Some Chesterfield vehicles go up in assessed value - NBC12 - WWBT - Richmond, VA News On Your Side

Some Chesterfield vehicles go up in assessed value

By Melissa Correa - bio | email
Posted by Terry Alexander - email

CHESTERFIELD, VA (WWBT) – If you own a truck or SUV and live in Chesterfield County be prepared. The value of your vehicle could be higher than last year, meaning a bigger property tax bill.

After cruising through the carwash, Leroy Gabayan's SUV looks like new. He has to keep it that way since he couldn't get rid of it last year.

"I couldn't trade it in.

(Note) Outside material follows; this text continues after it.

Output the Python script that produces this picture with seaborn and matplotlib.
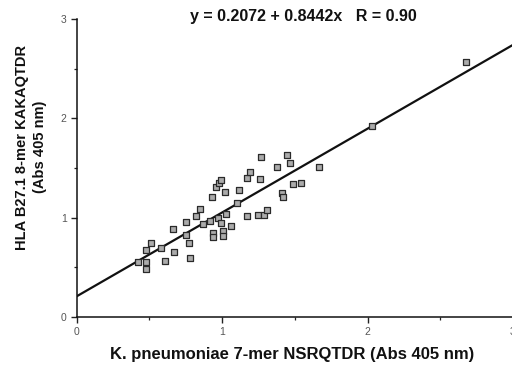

I didn't qualify for the Cash for Clunkers," said Leroy.

His SUV wasn't enough of a gas guzzler. But this year, when it comes to vehicle tax assessments, his little vehicle is paying off in a big way.

"It's been the same for the last two years, and this year, I think it went down a little bit," he said.

But not all SUV's trucks or crossovers saw a drop in value. Thanks to Cash for Clunkers used gas guzzlers are now a hot commodity.

"When you traded in your gas guzzling SUV it went to the junkyard instead of going down the street to a used car lot," said Commissioner of the Revenue Joe Horbal.

Chesterfield County bases its values on the NADA used car book. It's been that way for decades.  With fewer trucks and SUV's on car lots the value of those used vehicles goes up.

To give you an idea of how values have changed for trucks and SUV's, we're going to use a 2003 Ford Truck. In 2008 its value was assessed at $12,000.  Last year it was assessed 30% lower, dropping to $8,350.  This year the value was driven up to $9,100.

According to the county the reason behind the 30% drop is in 2009 fuel-efficient cars were selling like hotcake's, there wasn't enough demand for big vehicles.

"So basically the folks that own those cars got a pretty good break in 2009," Horbal said.

And for Leroy Gabayan, who has a fuel-efficient SUV, he'll be riding that pretty good break all the way into 2011.

So tonight, you may want to pull out your vehicle tax assessments for the two years. Chesterfield County says owners should see about a 20% drop in value from 2008 to 2010.